Mfume spoke Friday at a regional conference of the National Association for the Advancement of Colored People in Fort Worth.

Gary Bledsoe, president of the Texas chapter of the NAACP, on Friday reissued his call for Bush to remove the Texas plaque, calling it ''a symbol of racism, division, and hatred.''

Bush, the presumptive GOP presidential nominee, has said he is studying the request. When asked in South Carolina about that state's flying of the Confederate flag from the state Capitol, Bush said voters should decide the issue.

A spokeswoman for Bush's office did not return messages seeking comment Friday.

Since the NAACP called for an economic boycott of South Carolina in January, 92 organizations have withdrawn from regional and district meetings that were scheduled to be held there, Mfume said.

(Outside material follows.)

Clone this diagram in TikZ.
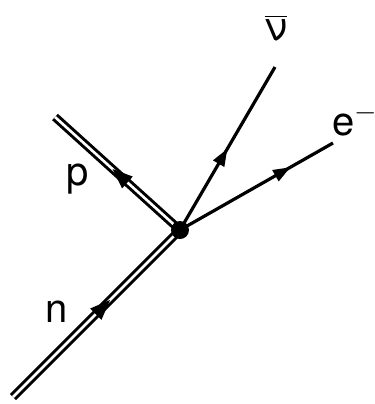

He said South Carolina will set the stage for how other states deal with the flag issue.

''If we are successful in South Carolina, more states will be inclined to do the same thing,'' Mfume said.

The NAACP and others contend the flag stands for racism and slavery, while supporters say it honors their Southern heritage. South Carolina is the only state that flies the flag from its statehouse.

In Texas, the image of the Confederate flag is on a plaque in the entryway to the building that houses the state's two top courts - the Supreme Court and the Court of Criminal Appeals. The plaque also quotes Confederate Gen. Robert E. Lee. Another plaque includes the seal of the Confederacy.